From Patrick Lockhart
Botetourt Dec. 4. 1780.
Your Excellencys Instructions relative to my conducting the prisoners taken on Kings mountain to the place of destination did not come to hand until fourteen days after dated. I set out next day to execute your Excellencys Commands. Before I reached the Lead mines I had advice that the Tories were chiefly Inlisted but was not certified how the British were disposed of until I arrived at Surry Courthouse (No. Carolina) where I met Colo. Martin Armistrong in whose charge the prisoners had been. He informed me that the British had been ordered to Hillsborough by Genl. Gates, that some of the tories that had refused to inlist were sent to Halifax to be tried for treason. Some of those enlisted wer furloughed and that he sent one division by his brother a Major in the Continental Line to join our army. Major Armistrong also informed me that those men he took charge of was ordered by General Gates to be confined at Salisbury until exchanged, that the General and also Genl. Morgan informed him that a Carteel had been settled with Lord Cornwallis to exchange the prisoners taken on Kings Mountain for our regulars and Militia taken at Charlestown. I therefore concluded it unnecessary to proceed any further it appearing to me that the Measures adopted relative to the Destination of the prisoners were entirely changed neither could I learn where General Gates was at that time. I then returned home and hope the reasons above Assigned will prove satisfactory.

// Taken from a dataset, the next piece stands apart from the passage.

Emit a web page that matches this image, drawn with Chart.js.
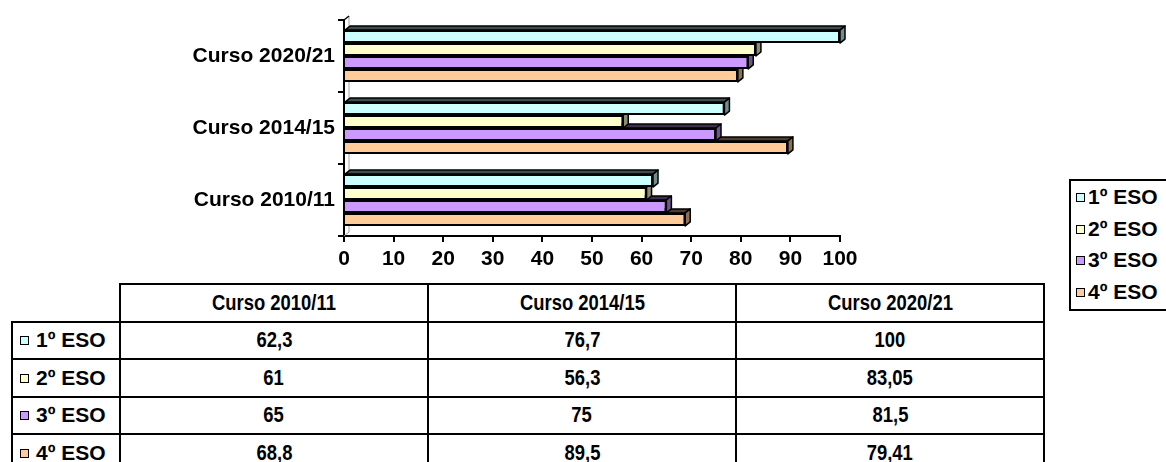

I am Yr. Excellency’s hbl Servt.,
He informed me that the British had been ordered to Hillsborough: Armstrong understated the case. On 16 Nov., writing from Salisbury, Gates informed Armstrong: “Your Conduct is so contrary to possitive Orders, and the Disposal of the prisoners of War committed to your care, so oposite to your Duty, that I must insist you come immediately to Salisbury to answer for the injury done this Country, in the absurd Disposal of those Prisoners of War” (copy in DLC: TJ Papers).